Data shown:
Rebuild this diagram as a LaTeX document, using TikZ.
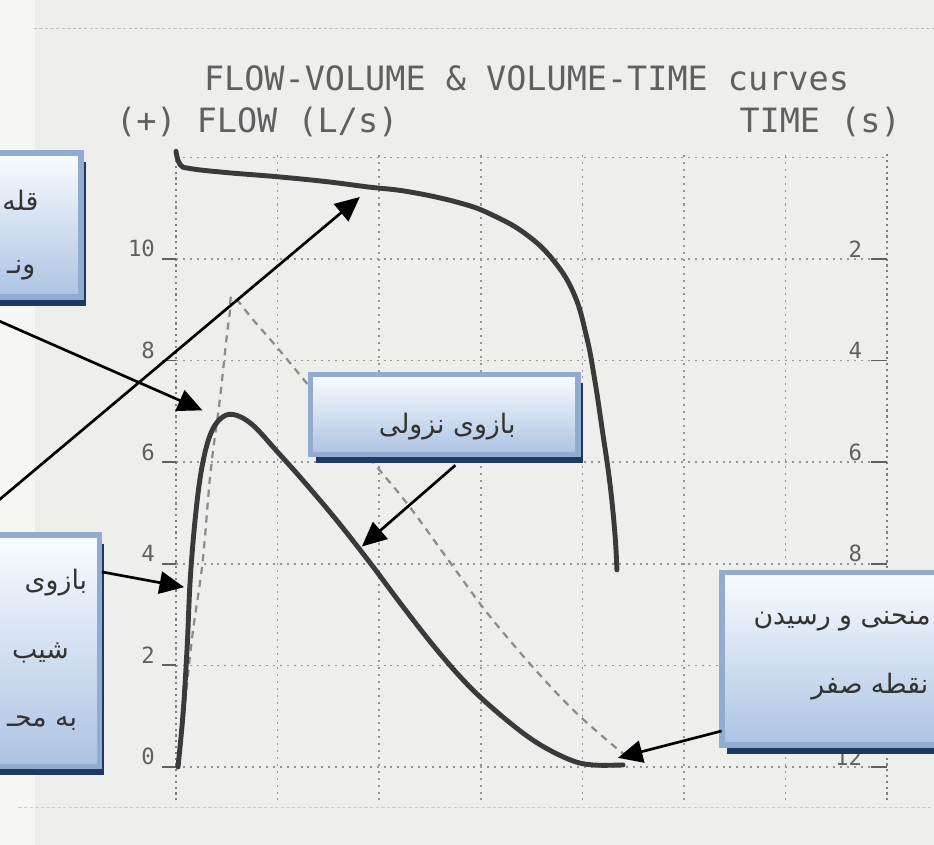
\documentclass[tikz,border=0pt]{standalone}
\usepackage{fontspec}
\setmonofont{DejaVu Sans Mono}
\newfontfamily\farsi[Script=Arabic]{DejaVu Sans}
\TeXXeTstate=1
\usepackage{tikz}
\usetikzlibrary{arrows.meta, calc, positioning, shadows}

\definecolor{paper}{RGB}{238,238,236}
\definecolor{ink}{RGB}{58,58,58}
\definecolor{printgray}{RGB}{96,96,96}
\definecolor{gridgray}{RGB}{150,150,150}
\definecolor{boxedge}{RGB}{146,172,208}
\definecolor{boxtop}{RGB}{250,252,255}
\definecolor{boxbottom}{RGB}{172,195,226}
\definecolor{boxshade}{RGB}{30,58,98}

\begin{document}
\begin{tikzpicture}[x=1.6cm, y=1.6cm, >={Triangle[length=11pt, width=10pt]},
    gridline/.style={gridgray, line width=0.7pt, dash pattern=on 0.9pt off 2.2pt},
    axisline/.style={printgray!80, line width=0.8pt, dash pattern=on 1pt off 1.6pt},
    curve/.style={ink, line width=2.2pt, line join=round, line cap=round},
    predicted/.style={gray!90, line width=1pt, dash pattern=on 3.2pt off 2.6pt},
    callout/.style={draw=boxedge, line width=2.5pt, top color=boxtop, bottom color=boxbottom,
        inner sep=0pt, outer sep=0pt,
        drop shadow={shadow xshift=0.08cm, shadow yshift=-0.14cm, fill=boxshade, opacity=1}},
    pointer/.style={->, black, line width=1.2pt},
    printtext/.style={printgray, font=\ttfamily\fontsize{15}{15}\selectfont},
    ticklabel/.style={printgray, font=\ttfamily\fontsize{10}{10}\selectfont},
    boxtext/.style={text=black!80, font=\farsi\fontsize{12}{14}\selectfont, inner sep=0pt}]

    \useasboundingbox (-1.732,-0.768) rectangle (7.461,7.549);
    \clip (-1.732,-0.768) rectangle (7.461,7.549);
    \fill[paper] (-1.732,-0.768) rectangle (7.461,7.549);
    \fill[white, opacity=0.5] (-1.732,-0.768) rectangle (-1.39,7.549);

    % faint print lines
    \draw[gridgray!60, dash pattern=on 1.5pt off 1pt] (-1.4,7.27) -- (7.46,7.27);
    \draw[gridgray!50, dash pattern=on 1.5pt off 1pt] (-1.55,-0.40) -- (7.46,-0.40);

    % grid
    \foreach \i in {1,...,6}
        \draw[gridline] (\i,-0.33) -- (\i,6.06);
    \foreach \j in {0,...,6}
        \draw[gridline] (0,\j) -- (7,\j);
    \draw[axisline] (0,-0.33) -- (0,6.06);
    \draw[axisline] (7,-0.33) -- (7,6.06);

    % headings
    \node[printtext] (title) at (3.45,6.78) {FLOW-VOLUME \& VOLUME-TIME curves};
    \node[printtext] (flowlabel) at (0.80,6.35) {(+) FLOW (L/s)};
    \node[printtext] (timelabel) at (6.34,6.35) {TIME (s)};

    % axis numbers
    \foreach \v/\t in {0/0, 1/2, 2/4, 3/6, 4/8, 5/10} {
        \node[ticklabel, anchor=east] (flow-\v) at (-0.13,\v+0.1) {\t};
        \draw[printgray, line width=0.8pt] (-0.14,\v) -- (0,\v);
    }
    \foreach \v/\t in {5/2, 4/4, 3/6, 2/8, 1/10, 0/12} {
        \node[ticklabel, anchor=east] (time-\v) at (6.83,\v+0.1) {\t};
        \draw[printgray, line width=0.8pt] (6.84,\v) -- (7,\v);
    }

    % predicted curve
    \draw[predicted] plot[smooth, tension=0.6] coordinates {(0.03,0) (0.15,1.2) (0.26,2.0)
        (0.34,2.9) (0.43,3.6) (0.49,4.15) (0.53,4.47) (0.56,4.63) (0.76,4.40) (1.02,4.10)
        (1.50,3.52) (1.98,2.95) (2.30,2.56) (2.70,2.01) (3.06,1.52) (3.48,1.02) (3.88,0.59)
        (4.20,0.30) (4.44,0.10)};

    % volume-time curve
    \draw[curve] plot[smooth, tension=0.7] coordinates {(0,6.06) (0.04,5.93) (0.14,5.89)
        (0.50,5.85) (0.99,5.81) (1.49,5.76) (1.88,5.71) (2.30,5.66) (2.80,5.55) (3.12,5.43)
        (3.45,5.24) (3.72,4.98) (3.92,4.65) (4.04,4.24) (4.12,3.82) (4.20,3.29) (4.27,2.80)
        (4.32,2.30) (4.34,1.94)};

    % flow-volume curve
    \draw[curve] plot[smooth, tension=0.6] coordinates {(0.02,0) (0.07,0.53) (0.11,1.18)
        (0.14,1.84) (0.19,2.45) (0.25,2.92) (0.33,3.25) (0.43,3.42) (0.56,3.47) (0.75,3.37)
        (1.00,3.10) (1.25,2.82) (1.58,2.43) (1.91,2.01) (2.24,1.57) (2.57,1.15) (2.89,0.79)
        (3.22,0.49) (3.55,0.24) (3.88,0.07) (4.10,0.02) (4.40,0.02)};

    % callout boxes
    \node[callout, minimum width=5.96cm, minimum height=2.27cm] (peakbox) at (-2.80,5.335) {};
    \node[callout, minimum width=4.21cm, minimum height=1.26cm] (descbox) at (2.64,3.47) {};
    \node[callout, minimum width=6.26cm, minimum height=3.65cm] (risebox) at (-2.71,1.145) {};
    \node[callout, minimum width=6.56cm, minimum height=2.72cm] (endbox) at (7.425,1.065) {};

    \node[boxtext, anchor=east] (peak-1) at (-1.35,5.58) {\beginR قله\endR};
    \node[boxtext, anchor=east] (peak-2) at (-1.38,4.89) {\beginR ونـ\endR};
    \node[boxtext] (desc-1) at (2.67,3.35) {\beginR بازوی نزولی\endR};
    \node[boxtext, anchor=east] (rise-1) at (-0.87,1.81) {\beginR بازوی\endR};
    \node[boxtext, anchor=east] (rise-2) at (-1.05,1.12) {\beginR شیب\endR};
    \node[boxtext, anchor=east] (rise-3) at (-0.97,0.43) {\beginR به محـ\endR};
    \node[boxtext, anchor=west] (end-1) at (5.68,1.43) {\beginR منحنی و رسیدن\endR};
    \node[boxtext, anchor=west] (end-2) at (6.25,0.79) {\beginR نقطه صفر\endR};

    % pointers
    \coordinate (peak-from) at (-2.22,4.60);
    \coordinate (peak-tip) at (0.26,3.51);
    \coordinate (top-from) at (-2.12,2.31);
    \coordinate (top-tip) at (1.81,5.61);
    \coordinate (rise-from) at (-0.73,1.92);
    \coordinate (rise-tip) at (0.08,1.77);
    \coordinate (desc-from) at (2.75,2.97);
    \coordinate (desc-tip) at (1.83,2.17);
    \coordinate (end-from) at (5.37,0.354);
    \coordinate (end-tip) at (4.35,0.09);

    \draw[pointer] (peak-from) -- (peak-tip);
    \draw[pointer] (top-from) -- (top-tip);
    \draw[pointer] (rise-from) -- (rise-tip);
    \draw[pointer] (desc-from) -- (desc-tip);
    \draw[pointer] (end-from) -- (end-tip);

\end{tikzpicture}
\end{document}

Task prompt: Only the lines from the top of the data through the line with "(-1.732,-0.768) rectangle (-1.39,7.549);" should be quoted, exactly and with both ends kept; skip the pictures.

The solution:
Rebuild this diagram as a LaTeX document, using TikZ.
\documentclass[tikz,border=0pt]{standalone}
\usepackage{fontspec}
\setmonofont{DejaVu Sans Mono}
\newfontfamily\farsi[Script=Arabic]{DejaVu Sans}
\TeXXeTstate=1
\usepackage{tikz}
\usetikzlibrary{arrows.meta, calc, positioning, shadows}

\definecolor{paper}{RGB}{238,238,236}
\definecolor{ink}{RGB}{58,58,58}
\definecolor{printgray}{RGB}{96,96,96}
\definecolor{gridgray}{RGB}{150,150,150}
\definecolor{boxedge}{RGB}{146,172,208}
\definecolor{boxtop}{RGB}{250,252,255}
\definecolor{boxbottom}{RGB}{172,195,226}
\definecolor{boxshade}{RGB}{30,58,98}

\begin{document}
\begin{tikzpicture}[x=1.6cm, y=1.6cm, >={Triangle[length=11pt, width=10pt]},
    gridline/.style={gridgray, line width=0.7pt, dash pattern=on 0.9pt off 2.2pt},
    axisline/.style={printgray!80, line width=0.8pt, dash pattern=on 1pt off 1.6pt},
    curve/.style={ink, line width=2.2pt, line join=round, line cap=round},
    predicted/.style={gray!90, line width=1pt, dash pattern=on 3.2pt off 2.6pt},
    callout/.style={draw=boxedge, line width=2.5pt, top color=boxtop, bottom color=boxbottom,
        inner sep=0pt, outer sep=0pt,
        drop shadow={shadow xshift=0.08cm, shadow yshift=-0.14cm, fill=boxshade, opacity=1}},
    pointer/.style={->, black, line width=1.2pt},
    printtext/.style={printgray, font=\ttfamily\fontsize{15}{15}\selectfont},
    ticklabel/.style={printgray, font=\ttfamily\fontsize{10}{10}\selectfont},
    boxtext/.style={text=black!80, font=\farsi\fontsize{12}{14}\selectfont, inner sep=0pt}]

    \useasboundingbox (-1.732,-0.768) rectangle (7.461,7.549);
    \clip (-1.732,-0.768) rectangle (7.461,7.549);
    \fill[paper] (-1.732,-0.768) rectangle (7.461,7.549);
    \fill[white, opacity=0.5] (-1.732,-0.768) rectangle (-1.39,7.549);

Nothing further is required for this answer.